I use a business card to clean between keys. It is gentle and removes stunning amounts of gunk. I always, however, invert the keyboard and sharply tap it first to dislodge seeds, hard crumbs, paperclips, etc. Canned air is death, especially if used before these clean-up techniques.

John Niven
John Niven

why not try the cleankeys www.cleankeys.co.uk

Firedrake
Firedrake

... Q-tips and vinegar to clean almost all surfaces of my computer components. Generally works very well.

bboyd
bboyd

I always have a keyboard ready to replace the one going in the dishwasher. It is so little effort to do the cleaning that I now prefer it. Plus its one less piece of plastic junk in a landfill. As a side note I have recovered phones using the same method.
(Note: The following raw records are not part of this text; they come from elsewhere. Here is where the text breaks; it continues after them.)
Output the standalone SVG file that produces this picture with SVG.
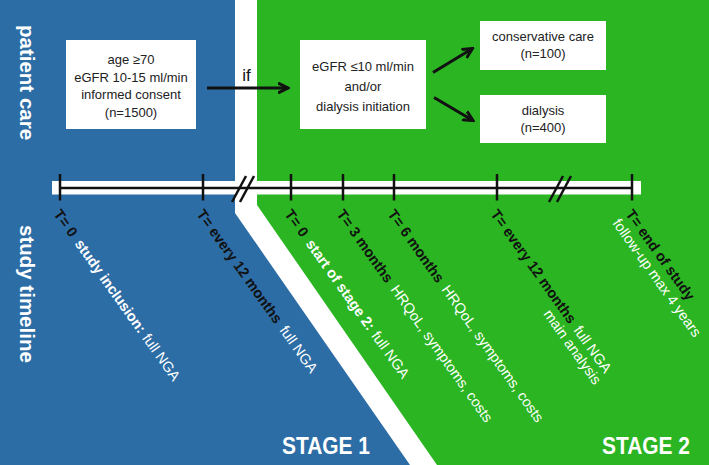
<svg xmlns="http://www.w3.org/2000/svg" width="709" height="465" viewBox="0 0 709 465">
<style>
text{font-family:"Liberation Sans",Arial,sans-serif}
.box{fill:#fff}
.bt{font-size:13px;fill:#222;text-anchor:middle}
.rot{font-size:14.5px}
.tb{font-weight:bold;fill:#111}
.wb{font-weight:bold;fill:#fff}
.wr{fill:#fff}
.side{font-size:20.5px;font-weight:bold;fill:#fff}
.stage{font-size:23px;font-weight:bold;fill:#fff}
.ln{stroke:#111;stroke-width:2.5;fill:none}
.arr{stroke:#111;stroke-width:3;fill:none;marker-end:url(#ah)}
</style>
<defs>
<marker id="ah" viewBox="0 0 12 12" refX="10" refY="6" markerWidth="12" markerHeight="12" markerUnits="userSpaceOnUse" orient="auto">
<path d="M0,1 L10,6 L0,11" fill="none" stroke="#111" stroke-width="3"/>
</marker>
</defs>
<g id="background">
<rect x="0" y="0" width="709" height="465" fill="#fff"/>
<polygon points="0,0 235,0 235,213 410,465 0,465" fill="#2D6DA6"/>
<polygon points="257,0 709,0 709,465 437,465 257,205" fill="#2BB522"/>
</g>
<g id="side-labels">
<text class="side" transform="translate(20,25) rotate(90)">patient care</text>
<text class="side" transform="translate(20,225) rotate(90)">study timeline</text>
</g>
<g id="box-inclusion">
<rect class="box" x="66" y="40" width="130" height="89"/>
<text class="bt" x="131" y="64">age ≥70</text>
<text class="bt" x="131" y="81.5">eGFR 10-15 ml/min</text>
<text class="bt" x="131" y="99">informed consent</text>
<text class="bt" x="131" y="116.5">(n=1500)</text>
</g>
<g id="box-egfr">
<rect class="box" x="300" y="40" width="126" height="89"/>
<text class="bt" x="363" y="71">eGFR ≤10 ml/min</text>
<text class="bt" x="363" y="91">and/or</text>
<text class="bt" x="363" y="111">dialysis initiation</text>
</g>
<g id="box-conservative">
<rect class="box" x="480" y="21" width="126" height="49"/>
<text class="bt" x="543" y="41">conservative care</text>
<text class="bt" x="543" y="58">(n=100)</text>
</g>
<g id="box-dialysis">
<rect class="box" x="480" y="95" width="126" height="48"/>
<text class="bt" x="543" y="115">dialysis</text>
<text class="bt" x="543" y="132">(n=400)</text>
</g>
<g id="connectors">
<line class="arr" x1="207" y1="88" x2="288" y2="88"/>
<text x="246.5" y="81" font-size="17" fill="#111" text-anchor="middle">if</text>
<line class="arr" x1="433" y1="72.5" x2="472.5" y2="48.5"/>
<line class="arr" x1="434" y1="97.5" x2="473" y2="120.5"/>
</g>
<g id="timeline">
<rect x="52" y="181" width="589" height="13.5" fill="#fff"/>
<line class="ln" x1="60" y1="188" x2="632" y2="188"/>
<line class="ln" x1="60" y1="174" x2="60" y2="200.5"/>
<line class="ln" x1="203" y1="174" x2="203" y2="200.5"/>
<line class="ln" x1="291" y1="174" x2="291" y2="200.5"/>
<line class="ln" x1="343" y1="174" x2="343" y2="200.5"/>
<line class="ln" x1="394" y1="174" x2="394" y2="200.5"/>
<line class="ln" x1="497" y1="174" x2="497" y2="200.5"/>
<line class="ln" x1="632" y1="174" x2="632" y2="200.5"/>
<line class="ln" x1="232" y1="202" x2="246" y2="176"/>
<line class="ln" x1="240" y1="202" x2="254" y2="176"/>
<line class="ln" x1="549" y1="202" x2="563" y2="176"/>
<line class="ln" x1="557" y1="202" x2="571" y2="176"/>
</g>
<g id="timeline-labels">
<g id="lab-t0" transform="translate(53,214) rotate(54.5)"><text class="rot"><tspan class="tb">T= 0</tspan><tspan class="wb" dx="7">study inclusion:</tspan><tspan class="wr" dx="5">full NGA</tspan></text></g>
<g id="lab-t12a" transform="translate(196,214) rotate(54.5)"><text class="rot"><tspan class="tb">T= every 12 months</tspan><tspan class="wr" dx="7">full NGA</tspan></text></g>
<g id="lab-s2" transform="translate(284,214) rotate(54.5)"><text class="rot"><tspan class="tb">T= 0</tspan><tspan class="wb" dx="7">start of stage 2:</tspan><tspan class="wr" dx="5">full NGA</tspan></text></g>
<g id="lab-t3" transform="translate(336,214) rotate(54.5)"><text class="rot"><tspan class="tb">T= 3 months</tspan><tspan class="wr" dx="7">HRQoL, symptoms, costs</tspan></text></g>
<g id="lab-t6" transform="translate(387,214) rotate(54.5)"><text class="rot"><tspan class="tb">T= 6 months</tspan><tspan class="wr" dx="7">HRQoL, symptoms, costs</tspan></text></g>
<g id="lab-t12b" transform="translate(490,214) rotate(54.5)"><text class="rot"><tspan class="tb">T= every 12 months</tspan><tspan class="wr" dx="7">full NGA</tspan></text><text class="rot wr" x="200" y="15" text-anchor="end">main analysis</text></g>
<g id="lab-end" transform="translate(625,214) rotate(54.5)"><text class="rot"><tspan class="tb">T= end of study</tspan></text><text class="rot wr" x="0" y="16">follow-up max 4 years</text></g>
</g>
<g id="stages">
<text class="stage" x="282" y="454" textLength="88" lengthAdjust="spacingAndGlyphs">STAGE 1</text>
<text class="stage" x="602" y="454" textLength="88" lengthAdjust="spacingAndGlyphs">STAGE 2</text>
</g>
</svg>
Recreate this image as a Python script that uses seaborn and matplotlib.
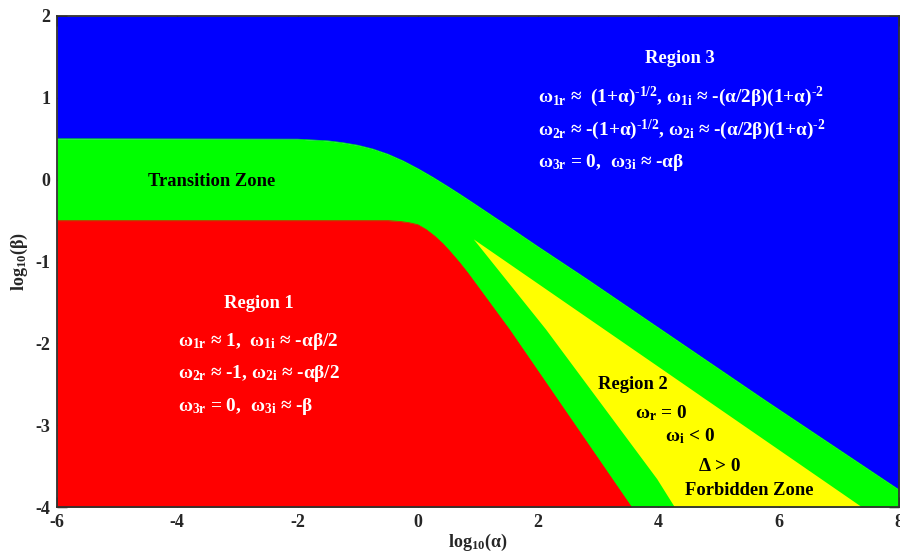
import matplotlib
matplotlib.use("Agg")
import matplotlib.pyplot as plt
import pandas as pd
import seaborn as sns

# Upper edge of the transition zone (Region 3 lies above it)
upper_x = [-6.0, -2.0, -1.5, -1.25, -1.0, -0.75, -0.5, -0.25, 0.0, 0.25, 0.5,
           0.75, 1.0, 1.25, 1.5, 2.0, 2.81, 3.98, 5.78, 8.0]
upper_y = [0.50, 0.495, 0.475, 0.452, 0.421, 0.375, 0.312, 0.231, 0.135, 0.029,
           -0.085, -0.203, -0.325, -0.448, -0.571, -0.82, -1.215, -1.80, -2.70, -3.79]

# Upper edge of Region 1
region1_x = [-6.0, -1.0, -0.5, -0.30, -0.15, 0.0, 0.14, 0.28, 0.42, 0.55, 0.69,
             0.83, 1.11, 1.52, 3.55]
region1_y = [-0.50, -0.50, -0.50, -0.51, -0.525, -0.55, -0.61, -0.69, -0.785,
             -0.89, -1.01, -1.14, -1.42, -1.83, -4.0]

# Outline of the forbidden wedge (Region 2)
region2_x = [0.93, 2.13, 3.98, 4.27, 7.38]
region2_y = [-0.73, -1.83, -3.66, -4.0, -4.0]

x_ticks = [-6, -4, -2, 0, 2, 4, 6, 8]
y_ticks = [-4, -3, -2, -1, 0, 1, 2]

BLUE, GREEN, RED, YELLOW = "#0000FF", "#00FF00", "#FF0000", "#FFFF00"

sns.set_theme(style="ticks")
plt.rcParams.update({
    "font.family": ["Liberation Serif", "DejaVu Serif"],
    "font.weight": "bold",
    "mathtext.fontset": "custom",
    "mathtext.rm": "Liberation Serif:bold",
    "mathtext.it": "Liberation Serif:bold",
    "mathtext.bf": "Liberation Serif:bold",
    "mathtext.default": "rm",
    "axes.unicode_minus": False,
})

fig = plt.figure(figsize=(9.0, 5.54), dpi=100)
ax = fig.add_axes([57 / 900, 47 / 554, 842 / 900, 491 / 554])

xmin, xmax, ymin, ymax = -6, 8, -4, 2

# Region 3 above, transition zone below the upper edge
ax.fill_between(upper_x, upper_y, ymax, color=BLUE, linewidth=0)
ax.fill_between(upper_x, ymin, upper_y, color=GREEN, linewidth=0)
# Region 1
ax.fill_between(region1_x, ymin, region1_y, color=RED, linewidth=0)
# Region 2 wedge (closed back to the tip along its straight upper side)
ax.fill(region2_x + [region2_x[0]], region2_y + [region2_y[0]],
        color=YELLOW, linewidth=0)

edges = pd.concat([
    pd.DataFrame({"x": upper_x, "y": upper_y, "edge": "upper"}),
    pd.DataFrame({"x": region1_x, "y": region1_y, "edge": "region1"}),
])
sns.lineplot(data=edges, x="x", y="y", hue="edge", sort=False, estimator=None,
             palette={"upper": GREEN, "region1": RED}, linewidth=0.5,
             legend=False, ax=ax)

ax.set_xlim(xmin, xmax)
ax.set_ylim(ymin, ymax)
ax.set_xticks(x_ticks)
ax.set_yticks(y_ticks)
ax.set_xticklabels([str(v) for v in x_ticks], fontsize=13, fontweight="bold")
ax.set_yticklabels([str(v) for v in y_ticks], fontsize=13, fontweight="bold")
ax.tick_params(direction="in", top=True, right=True, length=7, width=1.0,
               pad=5, color="black")
for s in ax.spines.values():
    s.set_visible(True)
    s.set_color("#303030")
    s.set_linewidth(1.3)

ax.set_xlabel(r"log$_{10}$(α)", fontsize=13, fontweight="bold", labelpad=0.5)
ax.set_ylabel(r"log$_{10}$(β)", fontsize=13, fontweight="bold", labelpad=4)

fs = 13.3
fe = 13.9
white = dict(color="white", fontweight="bold")
black = dict(color="black", fontweight="bold")

ax.text(-4.48, -0.08, "Transition Zone", ha="left", va="baseline",
        fontsize=fs, **black)

ax.text(-2.64, -1.57, "Region 1", ha="center", va="baseline", fontsize=fs, **white)
ax.text(-3.99, -2.03, r"$\omega_{1r}$ ≈ 1,  $\omega_{1i}$ ≈ -αβ/2",
        ha="left", va="baseline", fontsize=fe, **white)
ax.text(-3.99, -2.42, r"$\omega_{2r}$ ≈ -1, $\omega_{2i}$ ≈ -αβ/2",
        ha="left", va="baseline", fontsize=fe, **white)
ax.text(-3.99, -2.83, r"$\omega_{3r}$ = 0,  $\omega_{3i}$ ≈ -β",
        ha="left", va="baseline", fontsize=fe, **white)

ax.text(4.36, 1.42, "Region 3", ha="center", va="baseline", fontsize=fs, **white)
ax.text(1.99, 0.95,
        r"$\omega_{1r}$ ≈  (1+α)$^{\text{-1/2}}$, $\omega_{1i}$ ≈ -(α/2β)(1+α)$^{\text{-2}}$",
        ha="left", va="baseline", fontsize=fe, **white)
ax.text(1.99, 0.55,
        r"$\omega_{2r}$ ≈ -(1+α)$^{\text{-1/2}}$, $\omega_{2i}$ ≈ -(α/2β)(1+α)$^{\text{-2}}$",
        ha="left", va="baseline", fontsize=fe, **white)
ax.text(1.99, 0.16, r"$\omega_{3r}$ = 0,  $\omega_{3i}$ ≈ -αβ",
        ha="left", va="baseline", fontsize=fe, **white)

ax.text(3.57, -2.56, "Region 2", ha="center", va="baseline", fontsize=fs, **black)
ax.text(3.61, -2.91, r"$\omega_{r}$ = 0", ha="left", va="baseline", fontsize=fe, **black)
ax.text(4.11, -3.20, r"$\omega_{i}$ < 0", ha="left", va="baseline", fontsize=fe, **black)
ax.text(4.67, -3.56, "Δ > 0", ha="left", va="baseline", fontsize=fe, **black)
ax.text(4.45, -3.85, "Forbidden Zone", ha="left", va="baseline", fontsize=fs, **black)

fig.savefig("out.png", dpi=100)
Toilet dunking is evidently not a good thing for them. :) Of course it needs a removable battery, and after drying used desiccant to make sure it was completely free of humidity.

Refurbished
Refurbished

I have always started with inverting the keyboard and shaking it. In fact, unless something appears to be caught, or a key seems to be sticky, that may be my entire cleaning process.

SirWizard
SirWizard

Small Post-it notes are great between the keys for grabbing hair, small particles, &c. The adhesive grabs crud, and when it gets full enough, throw it away and use another. Go along each of the major rows and up/down the number-key columns. Four or five notes do a great job.

Dzmitry Z
Dzmitry Z

I'd rather buy a new $10 keyboard every month!